Some of the essays touch on highly relevant issues pertaining to educational theory. For instance, Annie Potts and Philip Armstrong emphasize the knowledge/power dimension, the political investments of knowledge production, and their implications for humans and nonhumans. Paul Waldau, Lori Gruen, and Kari Weil further remind us that animal life is not fully knowable to us, even if history of science has conveyed a different impression. What does this mean when educating about human-animal relations? Even a critically inclined animal didactics may inadvertently mediate a message of the discursive accessibility of the animal; the animal as always already subject to scientific exploration and dissection, however non-invasive. As Gruen and Weil put it, the study of nonhuman animals brings us to the limits of our own knowledges, and this encourages us to continuously engage in critical inquiry into the particularities of our own forms of knowing.

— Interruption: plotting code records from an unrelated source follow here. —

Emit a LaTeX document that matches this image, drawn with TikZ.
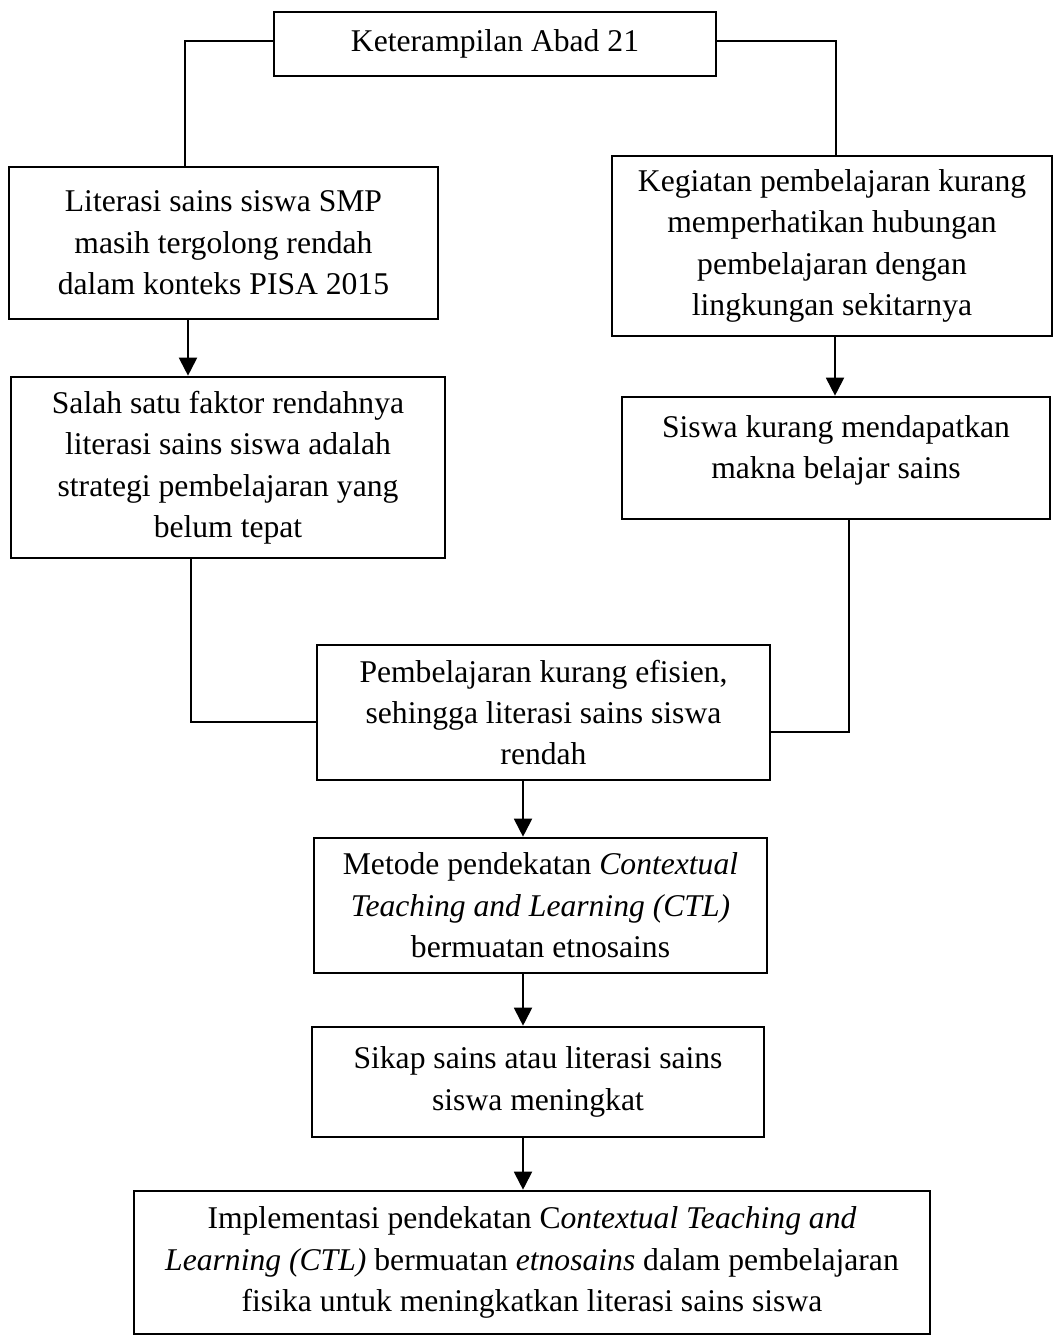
\documentclass[tikz,border=0pt]{standalone}
\usepackage{fontspec}
\setmainfont{Liberation Serif}
\usetikzlibrary{arrows.meta,positioning}

\begin{document}
\begin{tikzpicture}[
  box/.style={draw,line width=1.5pt,font=\fontsize{18}{23.6}\selectfont,
    align=center,inner sep=0pt},
  link/.style={line width=0.75pt},
  arr/.style={line width=1.1pt,-{Triangle[length=0.36cm,width=0.36cm]}}
]
  \useasboundingbox (0,0) rectangle (21.08,-26.74);
  % Skill of the century
  \node[box,minimum width=8.84cm,minimum height=1.28cm] (skill) at (9.9,-0.88) {Keterampilan Abad 21};
  % Left branch
  \node[box,minimum width=8.58cm,minimum height=3.04cm] (lit) at (4.47,-4.86) {Literasi sains siswa SMP\\
    masih tergolong rendah\\ dalam konteks PISA 2015};
  \node[box,minimum width=8.68cm,minimum height=3.62cm] (factor) at (4.56,-9.35) {Salah satu faktor rendahnya\\
    literasi sains siswa adalah\\ strategi pembelajaran yang\\ belum tepat};
  % Right branch
  \node[box,minimum width=8.8cm,minimum height=3.6cm] (activity) at (16.64,-4.92) {Kegiatan pembelajaran kurang\\
    memperhatikan hubungan\\ pembelajaran dengan\\ lingkungan sekitarnya};
  \node[box,minimum width=8.56cm,minimum height=2.44cm,text depth=0.44cm] (meaning) at (16.72,-9.16) {Siswa kurang mendapatkan\\
    makna belajar sains};
  % Middle column
  \node[box,minimum width=9.06cm,minimum height=2.7cm] (ineff) at (10.87,-14.25) {Pembelajaran kurang efisien,\\
    sehingga literasi sains siswa\\ rendah};
  \node[box,minimum width=9.06cm,minimum height=2.7cm] (ctl) at (10.81,-18.11) {Metode pendekatan \textit{Contextual}\\
    \textit{Teaching and Learning (CTL)}\\ bermuatan etnosains};
  \node[box,minimum width=9.04cm,minimum height=2.2cm] (attitude) at (10.76,-21.64) {Sikap sains atau literasi sains\\
    siswa meningkat};
  \node[box,minimum width=15.92cm,minimum height=2.86cm] (impl) at (10.64,-25.25) {Implementasi pendekatan C\textit{ontextual Teaching and}\\
    \textit{Learning (CTL)} bermuatan \textit{etnosains} dalam pembelajaran\\
    fisika untuk meningkatkan literasi sains siswa};
  \coordinate (spine) at (10.46,0);

  % Connectors
  \draw[link] ([yshift=0.06cm]skill.west) -| ([xshift=-0.77cm]lit.north);
  \draw[link] ([yshift=0.06cm]skill.east) -| ([xshift=0.08cm]activity.north);
  \draw[arr] ([xshift=-0.71cm]lit.south) -- ([xshift=-0.71cm]lit.south |- factor.north);
  \draw[arr] ([xshift=0.06cm]activity.south) -- ([xshift=0.06cm]activity.south |- meaning.north);
  \draw[link] ([xshift=-0.74cm]factor.south) |- ([yshift=-0.19cm]ineff.west);
  \draw[link] ([xshift=0.26cm]meaning.south) |- ([yshift=-0.39cm]ineff.east);
  \draw[arr] (ineff.south -| spine) -- (ctl.north -| spine);
  \draw[arr] (ctl.south -| spine) -- (attitude.north -| spine);
  \draw[arr] (attitude.south -| spine) -- (impl.north -| spine);
\end{tikzpicture}
\end{document}
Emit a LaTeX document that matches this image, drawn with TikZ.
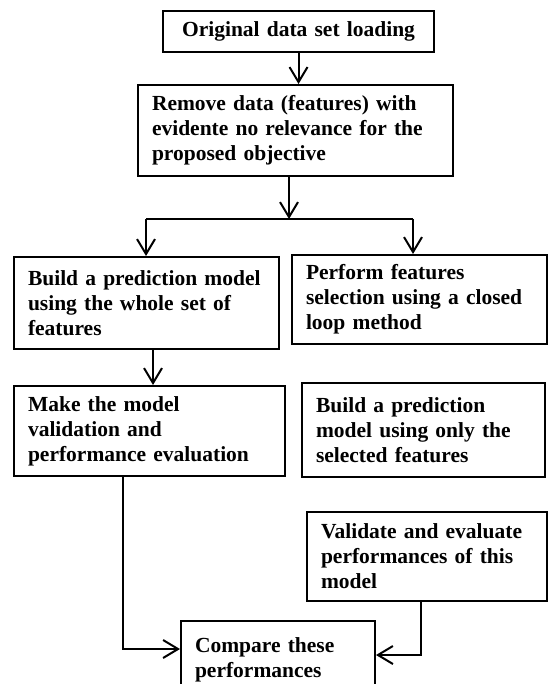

Recognizing that this is essentially a practice-oriented volume, I still sense that there should be a place for a separate, concise section discussing HAS in relation to education theory, where issues regarding educational knowledge production and knowledge development raised in the chapters could have been brought together and discussed. Such a section would arguably have given the volume as a whole more academic depth, a potentially larger influence on curriculum development processes in the institutional politics of tertiary education, and a common focus around which the different contributions could have been brought in closer cross-disciplinary conversation with each other. These remarks aside, Teaching the Animal clearly achieves an impressive goal and will be an excellent resource for every university educator interested in human-animal relations.